--- START MATERIAL ---

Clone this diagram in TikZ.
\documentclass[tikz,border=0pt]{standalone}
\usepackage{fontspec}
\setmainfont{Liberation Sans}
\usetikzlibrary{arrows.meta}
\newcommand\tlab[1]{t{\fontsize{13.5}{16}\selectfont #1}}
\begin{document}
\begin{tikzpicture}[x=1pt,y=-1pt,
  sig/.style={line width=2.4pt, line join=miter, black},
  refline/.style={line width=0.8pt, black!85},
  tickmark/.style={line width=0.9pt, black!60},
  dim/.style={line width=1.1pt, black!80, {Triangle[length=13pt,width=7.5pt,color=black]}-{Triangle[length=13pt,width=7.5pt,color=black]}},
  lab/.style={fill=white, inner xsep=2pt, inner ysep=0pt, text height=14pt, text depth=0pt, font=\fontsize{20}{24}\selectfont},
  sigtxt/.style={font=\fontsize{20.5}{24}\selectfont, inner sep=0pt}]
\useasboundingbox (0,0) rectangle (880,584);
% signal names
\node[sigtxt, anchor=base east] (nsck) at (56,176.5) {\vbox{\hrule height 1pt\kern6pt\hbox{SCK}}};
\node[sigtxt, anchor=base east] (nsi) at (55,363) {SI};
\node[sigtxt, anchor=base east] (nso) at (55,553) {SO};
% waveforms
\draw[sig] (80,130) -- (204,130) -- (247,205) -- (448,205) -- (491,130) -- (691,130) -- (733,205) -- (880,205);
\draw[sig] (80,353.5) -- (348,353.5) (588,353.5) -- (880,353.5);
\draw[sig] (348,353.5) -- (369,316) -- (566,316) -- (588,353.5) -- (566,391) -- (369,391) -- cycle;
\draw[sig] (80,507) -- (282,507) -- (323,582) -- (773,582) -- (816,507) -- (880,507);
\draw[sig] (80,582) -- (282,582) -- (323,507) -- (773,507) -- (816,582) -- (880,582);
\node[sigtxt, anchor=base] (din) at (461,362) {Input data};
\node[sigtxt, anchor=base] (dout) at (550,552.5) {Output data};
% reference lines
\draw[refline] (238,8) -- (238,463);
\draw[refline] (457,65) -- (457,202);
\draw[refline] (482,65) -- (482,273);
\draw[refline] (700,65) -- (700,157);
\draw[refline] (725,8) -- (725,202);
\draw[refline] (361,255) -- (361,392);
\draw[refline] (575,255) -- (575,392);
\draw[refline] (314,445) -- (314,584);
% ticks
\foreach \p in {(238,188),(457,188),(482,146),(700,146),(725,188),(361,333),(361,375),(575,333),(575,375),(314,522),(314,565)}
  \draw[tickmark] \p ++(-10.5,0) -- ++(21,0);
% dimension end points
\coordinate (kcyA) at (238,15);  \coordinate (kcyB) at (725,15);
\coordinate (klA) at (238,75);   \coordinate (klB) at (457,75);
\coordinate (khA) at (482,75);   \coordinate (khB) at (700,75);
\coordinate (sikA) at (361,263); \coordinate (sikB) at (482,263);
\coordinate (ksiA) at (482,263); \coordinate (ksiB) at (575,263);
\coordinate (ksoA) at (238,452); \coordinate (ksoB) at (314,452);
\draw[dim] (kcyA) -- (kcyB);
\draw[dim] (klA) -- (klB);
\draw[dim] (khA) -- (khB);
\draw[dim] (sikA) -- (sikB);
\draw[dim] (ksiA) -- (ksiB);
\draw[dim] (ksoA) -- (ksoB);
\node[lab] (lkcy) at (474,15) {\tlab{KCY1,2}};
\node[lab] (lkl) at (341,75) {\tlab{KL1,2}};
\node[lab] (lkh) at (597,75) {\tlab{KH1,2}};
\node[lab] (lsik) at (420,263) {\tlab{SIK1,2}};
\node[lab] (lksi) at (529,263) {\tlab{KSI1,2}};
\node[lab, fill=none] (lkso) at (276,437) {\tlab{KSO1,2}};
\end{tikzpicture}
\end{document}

--- END MATERIAL ---
--- START MATERIAL ---

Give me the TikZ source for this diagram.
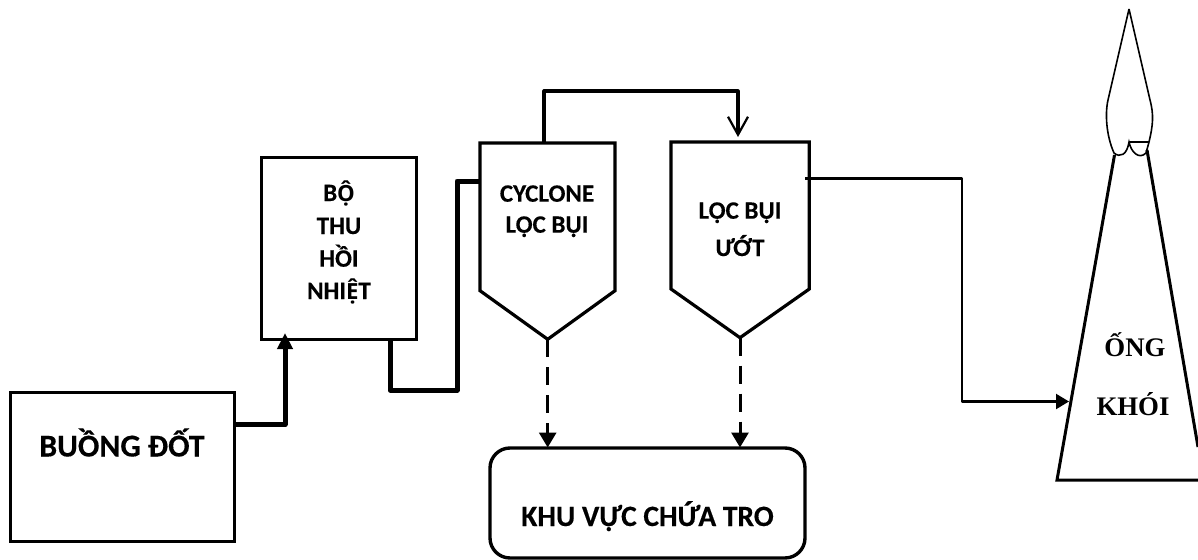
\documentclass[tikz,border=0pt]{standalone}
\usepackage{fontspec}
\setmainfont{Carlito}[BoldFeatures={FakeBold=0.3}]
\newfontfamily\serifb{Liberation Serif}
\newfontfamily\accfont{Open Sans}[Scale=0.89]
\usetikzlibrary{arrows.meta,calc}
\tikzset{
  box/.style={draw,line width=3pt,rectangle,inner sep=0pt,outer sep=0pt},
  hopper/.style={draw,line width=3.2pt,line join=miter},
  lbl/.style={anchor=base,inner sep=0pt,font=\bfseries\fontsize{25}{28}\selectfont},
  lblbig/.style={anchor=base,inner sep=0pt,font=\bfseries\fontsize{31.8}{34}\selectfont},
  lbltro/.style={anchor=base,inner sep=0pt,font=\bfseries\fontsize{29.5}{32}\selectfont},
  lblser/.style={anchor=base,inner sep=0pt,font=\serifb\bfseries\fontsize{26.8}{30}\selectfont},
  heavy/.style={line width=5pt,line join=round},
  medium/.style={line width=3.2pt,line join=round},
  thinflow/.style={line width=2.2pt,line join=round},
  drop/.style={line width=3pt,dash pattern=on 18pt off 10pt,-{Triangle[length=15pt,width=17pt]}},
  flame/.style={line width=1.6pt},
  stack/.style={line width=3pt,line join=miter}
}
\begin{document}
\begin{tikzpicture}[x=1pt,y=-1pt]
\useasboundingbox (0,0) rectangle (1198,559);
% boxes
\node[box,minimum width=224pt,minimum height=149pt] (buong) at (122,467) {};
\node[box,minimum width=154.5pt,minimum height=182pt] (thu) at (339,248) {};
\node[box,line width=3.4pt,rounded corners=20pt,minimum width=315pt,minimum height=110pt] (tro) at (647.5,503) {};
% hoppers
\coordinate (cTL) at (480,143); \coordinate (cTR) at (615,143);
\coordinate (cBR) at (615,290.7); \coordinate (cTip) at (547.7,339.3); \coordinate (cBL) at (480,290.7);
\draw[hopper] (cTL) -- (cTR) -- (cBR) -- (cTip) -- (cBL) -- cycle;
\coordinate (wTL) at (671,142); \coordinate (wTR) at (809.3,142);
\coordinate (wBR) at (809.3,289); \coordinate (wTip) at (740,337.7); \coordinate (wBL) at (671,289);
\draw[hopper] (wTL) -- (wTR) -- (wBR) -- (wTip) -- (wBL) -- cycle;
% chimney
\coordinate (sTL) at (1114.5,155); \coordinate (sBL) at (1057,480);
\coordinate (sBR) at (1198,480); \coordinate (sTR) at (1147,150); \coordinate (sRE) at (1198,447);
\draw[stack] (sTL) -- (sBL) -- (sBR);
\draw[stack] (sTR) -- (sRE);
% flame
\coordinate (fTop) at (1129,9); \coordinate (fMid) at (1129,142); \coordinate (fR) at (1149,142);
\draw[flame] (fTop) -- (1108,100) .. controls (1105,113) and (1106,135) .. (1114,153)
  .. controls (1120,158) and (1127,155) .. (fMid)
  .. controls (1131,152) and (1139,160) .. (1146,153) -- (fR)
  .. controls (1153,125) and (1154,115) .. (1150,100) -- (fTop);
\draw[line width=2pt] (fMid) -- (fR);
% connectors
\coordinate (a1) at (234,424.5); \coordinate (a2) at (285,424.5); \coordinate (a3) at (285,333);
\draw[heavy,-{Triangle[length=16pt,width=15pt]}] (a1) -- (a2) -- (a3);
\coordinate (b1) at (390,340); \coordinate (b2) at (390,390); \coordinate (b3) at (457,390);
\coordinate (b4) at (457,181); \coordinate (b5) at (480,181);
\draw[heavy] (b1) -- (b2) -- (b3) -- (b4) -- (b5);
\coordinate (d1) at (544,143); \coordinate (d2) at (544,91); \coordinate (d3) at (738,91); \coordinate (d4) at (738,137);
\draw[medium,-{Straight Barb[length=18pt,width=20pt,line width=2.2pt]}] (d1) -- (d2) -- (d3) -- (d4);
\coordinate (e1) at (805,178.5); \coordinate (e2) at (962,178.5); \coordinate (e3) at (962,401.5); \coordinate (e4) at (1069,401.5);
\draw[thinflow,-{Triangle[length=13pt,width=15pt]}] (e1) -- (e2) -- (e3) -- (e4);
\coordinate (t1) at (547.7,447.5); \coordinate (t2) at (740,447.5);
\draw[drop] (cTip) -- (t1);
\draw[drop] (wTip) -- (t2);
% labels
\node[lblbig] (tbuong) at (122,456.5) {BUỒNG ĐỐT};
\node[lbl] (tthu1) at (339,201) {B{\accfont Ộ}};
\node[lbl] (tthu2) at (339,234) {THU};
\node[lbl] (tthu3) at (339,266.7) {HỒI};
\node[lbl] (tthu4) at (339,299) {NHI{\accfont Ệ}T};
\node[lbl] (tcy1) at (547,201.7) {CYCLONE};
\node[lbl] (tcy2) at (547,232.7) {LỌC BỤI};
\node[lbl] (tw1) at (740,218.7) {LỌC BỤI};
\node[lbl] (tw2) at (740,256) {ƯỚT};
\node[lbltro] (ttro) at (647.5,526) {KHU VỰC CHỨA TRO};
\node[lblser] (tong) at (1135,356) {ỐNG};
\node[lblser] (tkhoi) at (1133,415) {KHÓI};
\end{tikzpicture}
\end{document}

--- END MATERIAL ---

STATED EXERCISE
Only lines with "this" are wanted here; list each of them.

SOLUTION TO THE PROBLEM
Clone this diagram in TikZ.
Give me the TikZ source for this diagram.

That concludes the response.